"Oh, say something more, sweet, sweet girl!" cried the young knight eagerly;--"say something more, to give my heart some firm assurance--let that promise be to me!"

"Well, well!" said Isadore, speaking quick, as if afraid the words should be stayed upon her very lip, "no one but you--Will that content you?"

De Coucy pressed her hand to his lips, and to his heart, with all that transport of gratitude that the most invaluable gift a woman can bestow deserves; and yet he pressed her to repeat her promise. He feared, he said, the many powerful arts with which friends work on a woman's mind,--the persuasions, the threats, the false reports; and he ceased not till he had won her to repeat again and again, with all the vows that could bind her heart to his, that her hand should never be given to another.

"They may cloister me in a convent," she said, as the very reiteration rendered her promise bolder; and his ardent and passionate professions made simple assurances seem cold: "but I deem not they will do it; for my father, though quick in his disposition, and immoveable in what he determines, loves me, I think, too well, to part with me willingly for ever. He may threaten it; but he will not execute his threat. But oh! De Coucy, have a care that you urge him not to such a point, that he shall say my hand shall never be yours; for if once 'tis said, he will hold it a matter of honour never to retract, though he saw us both dying at his feet."

De Coucy promised to be patient, and to be circumspect, and all that lover could promise; and, engaging Isadore to sit down on a mossy seat that nature herself had formed with the roots of an old oak, he occupied the vacant minutes with all those sweet pourings forth of the heart to which love, and youth, and imagination alone dare give way, in this cold and stony world. Isadore's eyes were bent upon him, her hand lay in his, and each was fully occupied with the other, when a sort of half scream from the waiting-maid Alixe woke them from their dreams; and, looking up, they found themselves in the presence of old Sir Julian of the Mount.

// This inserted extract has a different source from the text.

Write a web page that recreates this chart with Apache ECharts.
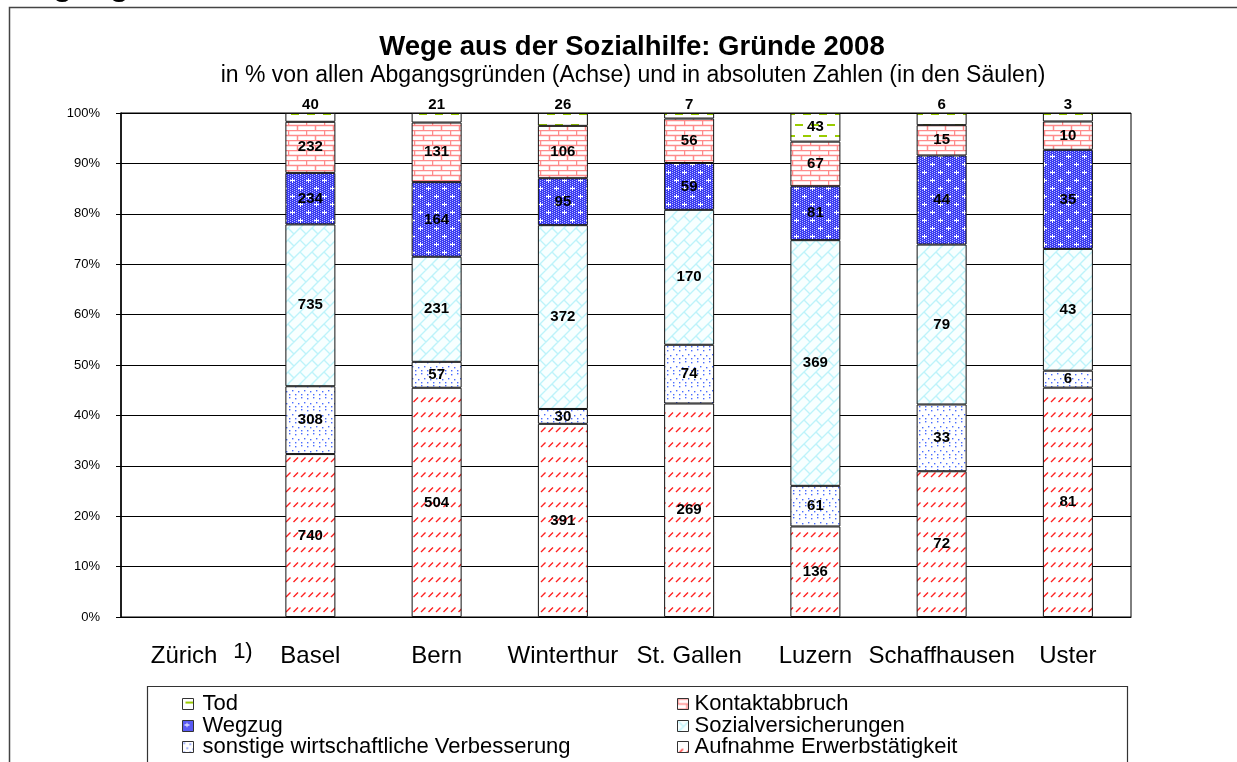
<!DOCTYPE html>
<html>
<head>
<meta charset="utf-8">
<script src="https://cdn.jsdelivr.net/npm/echarts@6/dist/echarts.min.js"></script>
<style>
  html, body { margin: 0; padding: 0; background: #fff; }
  #chart { width: 1237px; height: 762px; }
</style>
</head>
<body>
<div id="chart"></div>
<script>
// Cities (Zürich has no figures for 2008, footnote 1)
const cities = ['Zürich', 'Basel', 'Bern', 'Winterthur', 'St. Gallen', 'Luzern', 'Schaffhausen', 'Uster'];

// Absolute numbers of cases closed, per reason
const erwerb     = [null, 740, 504, 391, 269, 136, 72, 81];   // Aufnahme Erwerbstätigkeit
const sonstige   = [null, 308, 57, 30, 74, 61, 33, 6];        // sonstige wirtschaftliche Verbesserung
const sozialvers = [null, 735, 231, 372, 170, 369, 79, 43];   // Sozialversicherungen
const wegzug     = [null, 234, 164, 95, 59, 81, 44, 35];      // Wegzug
const kontakt    = [null, 232, 131, 106, 56, 67, 15, 10];     // Kontaktabbruch
const tod        = [null, 40, 21, 26, 7, 43, 6, 3];           // Tod

const yTicks = [0, 10, 20, 30, 40, 50, 60, 70, 80, 90, 100];

const FONT = '"Liberation Sans", Arial, sans-serif';

// ---- fill patterns ----------------------------------------------------
function pattern(w, h, draw) {
  const c = document.createElement('canvas');
  c.width = w; c.height = h;
  const g = c.getContext('2d');
  draw(g, w, h);
  return { image: c, repeat: 'repeat' };
}

// short red upward dashes
const patErwerb = pattern(15, 15, (g) => {
  g.fillStyle = '#fff'; g.fillRect(0, 0, 15, 15);
  g.strokeStyle = '#ff2020'; g.lineWidth = 1.4;
  g.beginPath();
  g.moveTo(1, 12); g.lineTo(5.5, 7.5);
  g.moveTo(8.5, 12); g.lineTo(13, 7.5);
  g.stroke();
});

// scattered blue dots
const patSonstige = pattern(12, 12, (g) => {
  g.fillStyle = '#fff'; g.fillRect(0, 0, 12, 12);
  g.fillStyle = '#4a6cff';
  [[1, 1], [7, 2], [4, 6], [10, 7], [1, 10], [7, 10]].forEach(([x, y]) => {
    g.fillRect(x, y, 1.4, 1.4);
  });
});

// light cyan diagonal bricks
const patSozial = pattern(24, 24, (g) => {
  g.fillStyle = '#f8ffff'; g.fillRect(0, 0, 24, 24);
  g.strokeStyle = '#bdf3fa'; g.lineWidth = 1.4;
  g.beginPath();
  for (let c = -48; c <= 72; c += 12) {
    g.moveTo(c - 24, 48); g.lineTo(c + 48, -24);
  }
  for (let c = -48; c <= 72; c += 12) {
    const off = ((((c / 12) % 2) + 2) % 2) * 12;
    for (let d = -72 + off; d <= 72; d += 24) {
      g.moveTo((c + d) / 2, (c - d) / 2);
      g.lineTo((c + 12 + d) / 2, (c + 12 - d) / 2);
    }
  }
  g.stroke();
});

// blue with a fine light mesh and white crosses
const patWegzug = pattern(16, 16, (g) => {
  g.fillStyle = '#3a3af2'; g.fillRect(0, 0, 16, 16);
  g.fillStyle = 'rgba(215,220,255,0.8)';
  for (let x = 0; x < 16; x += 2) {
    for (let y = (x / 2) % 2; y < 16; y += 2) { g.fillRect(x, y, 1, 1); }
  }
  g.fillStyle = '#fff';
  [[4, 4], [12, 12]].forEach(([x, y]) => {
    g.fillRect(x - 2, y, 5, 1); g.fillRect(x, y - 2, 1, 5);
  });
});

// pink bricks
const patKontakt = pattern(18, 10, (g) => {
  g.fillStyle = '#fff'; g.fillRect(0, 0, 18, 10);
  g.strokeStyle = '#ff8a8a'; g.lineWidth = 1.5;
  g.beginPath();
  g.moveTo(0, 0.5); g.lineTo(18, 0.5);
  g.moveTo(0, 5.5); g.lineTo(18, 5.5);
  g.moveTo(0.5, 0); g.lineTo(0.5, 5.5);
  g.moveTo(9.5, 5.5); g.lineTo(9.5, 10);
  g.stroke();
});

// green dashes
const patTod = pattern(16, 22, (g) => {
  g.fillStyle = '#fff'; g.fillRect(0, 0, 16, 22);
  g.strokeStyle = '#99cc00'; g.lineWidth = 2;
  g.beginPath();
  g.moveTo(3, 4); g.lineTo(11, 4);
  g.moveTo(11, 15); g.lineTo(19, 15);
  g.moveTo(-5, 15); g.lineTo(3, 15);
  g.stroke();
});

// ---- shares per city ----------------------------------------------------
const groups = [erwerb, sonstige, sozialvers, wegzug, kontakt, tod];
const totals = cities.map((_, i) => groups.reduce((s, arr) => s + (arr[i] || 0), 0));

function shares(arr, isTop) {
  return arr.map((v, i) => {
    if (v == null) return null;
    const pct = v / totals[i] * 100;
    const item = { value: pct };
    if (isTop) {
      item.label = pct < 3 ? { position: 'top', distance: 1 } : { position: 'inside' };
    }
    return item;
  });
}

function series(name, arr, pat, isTop) {
  return {
    name: name,
    type: 'bar',
    stack: 'gruende',
    barWidth: 50,
    data: shares(arr, isTop),
    itemStyle: { color: pat, borderColor: '#111', borderWidth: 1 },
    label: {
      show: true,
      position: 'inside',
      formatter: (p) => String(arr[p.dataIndex]),
      color: '#000',
      fontFamily: FONT,
      fontWeight: 'bold',
      fontSize: 15
    },
    emphasis: { disabled: true }
  };
}

// one legend entry per block, laid out in two columns of three rows
const legendCols = [
  { x: 182, pad: 4, names: ['Tod', 'Wegzug', 'sonstige wirtschaftliche Verbesserung'] },
  { x: 677, pad: 1, names: ['Kontaktabbruch', 'Sozialversicherungen', 'Aufnahme Erwerbstätigkeit'] }
];
const legendRowTops = [693, 715, 736];
const legends = [];
legendCols.forEach((col) => {
  col.names.forEach((name, r) => {
    legends.push({
      left: col.x, top: legendRowTops[r], padding: 0,
      icon: 'rect', itemWidth: 11, itemHeight: 11,
      data: [name],
      textStyle: { fontFamily: FONT, fontSize: 22, color: '#000', lineHeight: 22, padding: [0, 0, 0, col.pad] },
      itemStyle: { borderColor: '#333', borderWidth: 1 },
      selectedMode: false
    });
  });
});

const chart = echarts.init(document.getElementById('chart'), null, { renderer: 'canvas' });

chart.setOption({
  backgroundColor: '#fff',
  animation: false,
  title: [
    {
      text: 'Wege aus der Sozialhilfe: Gründe 2008',
      left: 627, top: 28, textAlign: 'center',
      textStyle: { fontFamily: FONT, fontSize: 27.5, fontWeight: 'bold', color: '#000' }
    },
    {
      text: 'in % von allen Abgangsgründen (Achse) und in absoluten Zahlen (in den Säulen)',
      left: 628, top: 59, textAlign: 'center',
      textStyle: { fontFamily: FONT, fontSize: 23, fontWeight: 'normal', color: '#000' }
    }
  ],
  grid: { left: 121, right: 106, top: 113, bottom: 145, show: true, borderColor: '#000', borderWidth: 1, backgroundColor: 'transparent' },
  legend: legends,
  xAxis: {
    type: 'category',
    data: cities,
    axisLine: { lineStyle: { color: '#000', width: 1 } },
    axisTick: { length: 7, lineStyle: { color: '#000' } },
    axisLabel: { margin: 27, fontFamily: FONT, fontSize: 24, color: '#000', interval: 0 }
  },
  yAxis: {
    type: 'value',
    min: 0, max: 100, interval: 10,
    axisLine: { show: true, lineStyle: { color: '#000', width: 1.5 } },
    axisTick: { show: true, length: 5, lineStyle: { color: '#000' } },
    axisLabel: {
      margin: 21, fontFamily: FONT, fontSize: 13, color: '#000',
      formatter: (v) => yTicks.includes(v) ? v + '%' : ''
    },
    splitLine: { lineStyle: { color: '#000', width: 1 } }
  },
  series: [
    series('Aufnahme Erwerbstätigkeit', erwerb, patErwerb),
    series('sonstige wirtschaftliche Verbesserung', sonstige, patSonstige),
    series('Sozialversicherungen', sozialvers, patSozial),
    series('Wegzug', wegzug, patWegzug),
    series('Kontaktabbruch', kontakt, patKontakt),
    series('Tod', tod, patTod, true)
  ]
});

// frame, legend box, page heading and footnote marker
const zx = chart.convertToPixel({ xAxisIndex: 0 }, 'Zürich');
chart.setOption({
  graphic: [
    {
      type: 'rect', silent: true, z: -1,
      shape: { x: 9.5, y: 7.5, width: 1300, height: 900 },
      style: { fill: null, stroke: '#444', lineWidth: 1.5 }
    },
    {
      type: 'rect', silent: true, z: -1,
      shape: { x: 147.5, y: 686.5, width: 980, height: 200 },
      style: { fill: null, stroke: '#333', lineWidth: 1.2 }
    },
    {
      type: 'text', silent: true,
      style: { x: 10, y: -30, text: 'Abgänge', font: 'bold 32px ' + FONT, fill: '#000', textVerticalAlign: 'top' }
    },
    {
      type: 'text', silent: true,
      style: { x: zx + 49, y: 641, text: '1)', font: '22px ' + FONT, fill: '#000', textVerticalAlign: 'top' }
    }
  ]
});
</script>
</body>
</html>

"Good! good! marvellous good!" cried the old knight.--"Get thee in, Isadore--without a word!--Get thee in too, good mistress looker on!" he added to Alixe; "'tis well thou art not a man instead of a woman, or I would curry thy hide for thee. Get thee in, I say!--I must deal with our noble host alone."

Isadore obeyed her father's commands in silence, turning an imploring look to De Coucy, as if once more to counsel patience. Alixe followed, grumbling; and the old knight, turning to De Coucy, addressed him in a tone of ironical compliment, intended to be more bitter than the most unmixed abuse.

"A thousand thanks! a thousand thanks! beau sire!" he said, "for your disinterested hospitality. Good sooth, 'twas a pity your plan for taking us prisoners did not go forward; for now you might have a fair excuse for keeping us so, too. 'Twould have been an agreeable surprise to us all--to me especially; and I thank you for it. Doubtless, you proposed to marry my daughter without my knowledge also, and add another agreeable surprise. I thank you for that, too, beau sire!"

"You mistake me, good Sir Julian," replied De Coucy calmly: "I did not propose to wed your daughter without your knowledge, but hoped that your consent would follow your knowledge of our love. I am not rich, but I do believe that want of wealth is the only objection you could have----"

"And enough surely," interrupted Sir Julian. "What! is that black castle, and half a hundred roods of wild wood, a match for ten thousand marks a year, which my child is heir too?--Beau sire, you do mistake. Doubtless you are very liberal, where you give away other people's property to receive yourself; but I am of a less generous disposition. Besides," he added, more coolly, "to put the matter to rest for ever. Sir Guy de Coucy, know that I have solemnly promised my daughter's hand to the noble Guillaume de la Roche Guyon."